Today would have been Richard Nixon's 100th birthday.  What did he have to do with autism?  Some have speculated that his verbal precocity, social awkwardness, and physical clumsiness may have been signs of Asperger's -- but that proposition is unprovable.  But what is clear is that he signed several measures that shaped policy for people with autism and other disabilities:

  • Objecting to parts of the bill, Nixon reluctantly signed the Elementary and Secondary Education Act Amendments of 1970 (P.L. 91-230), which created a separate Act, the Education of the Handicapped Act (EHA). Part B authorized  grants to states to assist them with programs for the education of children with disabilities.  
  • Nixon signed the Developmental Disabilities Services and Facilities Construction Amendments of 1970 (P.L. 91-517), which  contained the first legal definition of "developmental disabilities," includedbroad responsibilities for a state planning and advisory council to plan and implement a comprehensive program of services for persons with developmental disabilities.  The law also authorized grants to support interdisciplinary training in institutions of higher education of personnel providing services to persons with developmental disabilities.

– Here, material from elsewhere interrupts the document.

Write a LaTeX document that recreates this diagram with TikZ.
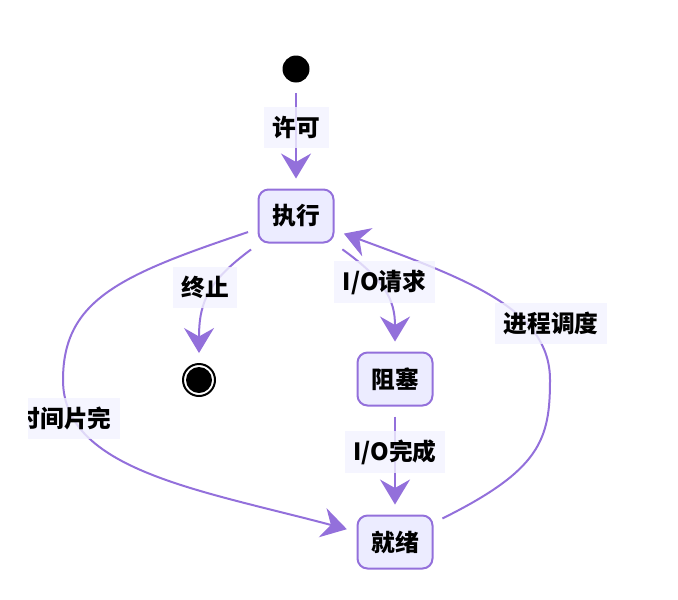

  • After vetoing earlier versions, Nixon signed the Rehabilitation Act of 1973 (P.L. 93-112). Sections 501, 503 and 504 prohibited discrimination in federal programs and services and all other programs or services receiving federal funds. Section 504: “No otherwise qualified handicapped individual in the United States, shall, solely by reason of his handicap, be excluded from the participation in, be denied the benefits of, or be subjected to discrimination under any program or activity receiving federal financial assistance.”